Task to complete. Leave out the pictures and retype only the lines from the opening line to the line that holds "plt.rcParams['hatch.linewidth'] = 1.5", both ends included.

=== Data lines ===

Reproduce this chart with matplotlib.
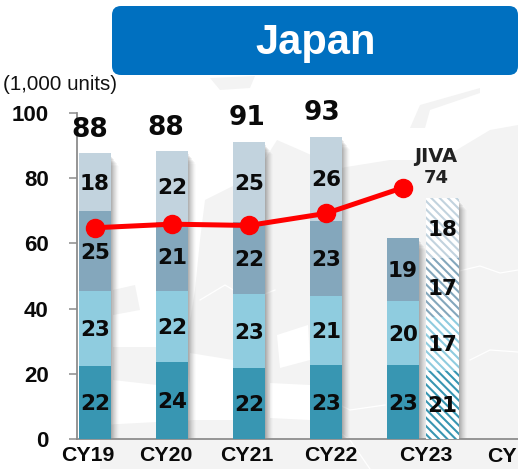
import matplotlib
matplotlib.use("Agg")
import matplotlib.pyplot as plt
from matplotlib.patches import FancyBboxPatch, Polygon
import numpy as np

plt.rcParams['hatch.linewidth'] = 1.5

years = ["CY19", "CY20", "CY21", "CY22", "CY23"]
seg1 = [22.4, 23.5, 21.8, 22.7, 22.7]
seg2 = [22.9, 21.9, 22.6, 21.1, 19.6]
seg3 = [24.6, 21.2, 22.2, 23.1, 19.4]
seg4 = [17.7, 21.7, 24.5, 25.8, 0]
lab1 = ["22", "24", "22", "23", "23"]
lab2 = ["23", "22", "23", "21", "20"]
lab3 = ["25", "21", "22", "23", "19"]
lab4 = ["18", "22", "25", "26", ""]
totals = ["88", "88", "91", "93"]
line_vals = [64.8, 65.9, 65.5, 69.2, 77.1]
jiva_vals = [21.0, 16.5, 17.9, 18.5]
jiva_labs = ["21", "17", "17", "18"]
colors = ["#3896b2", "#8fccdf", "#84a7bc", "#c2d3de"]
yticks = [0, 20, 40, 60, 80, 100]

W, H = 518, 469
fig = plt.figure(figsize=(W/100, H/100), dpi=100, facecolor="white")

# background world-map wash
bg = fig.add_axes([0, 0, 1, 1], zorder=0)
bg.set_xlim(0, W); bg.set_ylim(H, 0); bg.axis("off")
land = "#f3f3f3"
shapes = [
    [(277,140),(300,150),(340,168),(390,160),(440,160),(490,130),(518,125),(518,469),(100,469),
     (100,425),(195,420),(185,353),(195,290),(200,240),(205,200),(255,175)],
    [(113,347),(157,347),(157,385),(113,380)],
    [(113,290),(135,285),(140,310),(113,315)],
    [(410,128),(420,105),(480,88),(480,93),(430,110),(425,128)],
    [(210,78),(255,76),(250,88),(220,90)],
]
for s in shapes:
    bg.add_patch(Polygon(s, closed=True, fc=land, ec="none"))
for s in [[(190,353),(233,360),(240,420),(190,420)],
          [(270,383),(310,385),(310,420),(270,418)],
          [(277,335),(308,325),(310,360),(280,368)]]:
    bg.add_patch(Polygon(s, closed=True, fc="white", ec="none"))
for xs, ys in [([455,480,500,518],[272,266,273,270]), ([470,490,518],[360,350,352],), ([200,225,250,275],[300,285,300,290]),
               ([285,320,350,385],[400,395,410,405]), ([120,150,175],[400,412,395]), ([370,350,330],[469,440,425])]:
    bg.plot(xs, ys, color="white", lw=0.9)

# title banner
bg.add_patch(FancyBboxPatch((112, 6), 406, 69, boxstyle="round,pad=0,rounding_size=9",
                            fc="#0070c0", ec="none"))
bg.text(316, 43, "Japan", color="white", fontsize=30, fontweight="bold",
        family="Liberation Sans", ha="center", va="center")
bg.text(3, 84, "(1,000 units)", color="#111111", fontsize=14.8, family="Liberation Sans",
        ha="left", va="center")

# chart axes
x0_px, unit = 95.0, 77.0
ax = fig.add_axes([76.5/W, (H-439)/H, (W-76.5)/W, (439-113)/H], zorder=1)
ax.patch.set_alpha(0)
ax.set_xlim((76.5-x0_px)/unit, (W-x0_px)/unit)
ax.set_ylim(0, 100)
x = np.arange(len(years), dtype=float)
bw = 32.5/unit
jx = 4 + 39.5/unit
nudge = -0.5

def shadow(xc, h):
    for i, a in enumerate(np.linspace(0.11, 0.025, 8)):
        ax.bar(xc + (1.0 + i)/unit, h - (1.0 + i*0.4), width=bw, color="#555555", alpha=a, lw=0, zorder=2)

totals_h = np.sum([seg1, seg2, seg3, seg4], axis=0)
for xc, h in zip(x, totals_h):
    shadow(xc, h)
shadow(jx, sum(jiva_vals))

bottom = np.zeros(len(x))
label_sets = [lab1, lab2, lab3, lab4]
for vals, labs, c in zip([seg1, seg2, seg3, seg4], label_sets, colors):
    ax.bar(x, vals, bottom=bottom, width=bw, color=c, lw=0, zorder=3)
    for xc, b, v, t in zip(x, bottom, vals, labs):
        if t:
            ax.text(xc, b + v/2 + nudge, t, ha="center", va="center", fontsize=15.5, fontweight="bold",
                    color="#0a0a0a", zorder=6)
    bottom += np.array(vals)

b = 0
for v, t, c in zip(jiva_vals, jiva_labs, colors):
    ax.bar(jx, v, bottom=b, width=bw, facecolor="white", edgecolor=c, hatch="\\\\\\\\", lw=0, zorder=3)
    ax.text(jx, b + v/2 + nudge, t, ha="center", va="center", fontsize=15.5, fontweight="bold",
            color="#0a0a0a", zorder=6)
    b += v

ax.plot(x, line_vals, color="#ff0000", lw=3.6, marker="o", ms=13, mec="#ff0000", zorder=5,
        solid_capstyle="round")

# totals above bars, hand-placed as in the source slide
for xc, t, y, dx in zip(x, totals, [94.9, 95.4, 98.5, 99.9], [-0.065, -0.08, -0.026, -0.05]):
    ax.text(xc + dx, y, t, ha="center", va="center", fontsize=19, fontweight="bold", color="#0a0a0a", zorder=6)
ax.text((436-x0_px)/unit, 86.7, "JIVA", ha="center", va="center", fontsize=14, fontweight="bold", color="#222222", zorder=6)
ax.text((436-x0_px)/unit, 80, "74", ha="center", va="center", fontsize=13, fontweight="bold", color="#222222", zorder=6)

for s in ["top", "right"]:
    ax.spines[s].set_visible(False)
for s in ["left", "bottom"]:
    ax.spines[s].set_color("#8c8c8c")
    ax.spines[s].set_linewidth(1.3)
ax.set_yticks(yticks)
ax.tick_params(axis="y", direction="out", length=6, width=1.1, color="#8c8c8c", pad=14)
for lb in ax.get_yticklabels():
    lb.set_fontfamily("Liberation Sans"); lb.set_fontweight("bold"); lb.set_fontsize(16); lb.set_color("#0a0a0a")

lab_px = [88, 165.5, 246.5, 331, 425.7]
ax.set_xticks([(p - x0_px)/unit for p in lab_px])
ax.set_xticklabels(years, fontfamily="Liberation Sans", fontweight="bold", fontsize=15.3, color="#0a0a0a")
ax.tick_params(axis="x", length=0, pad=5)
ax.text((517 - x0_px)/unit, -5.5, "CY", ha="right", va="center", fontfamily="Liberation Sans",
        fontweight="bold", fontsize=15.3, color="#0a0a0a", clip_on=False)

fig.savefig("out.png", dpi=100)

===

Full answer.
Reproduce this chart with matplotlib.
import matplotlib
matplotlib.use("Agg")
import matplotlib.pyplot as plt
from matplotlib.patches import FancyBboxPatch, Polygon
import numpy as np

plt.rcParams['hatch.linewidth'] = 1.5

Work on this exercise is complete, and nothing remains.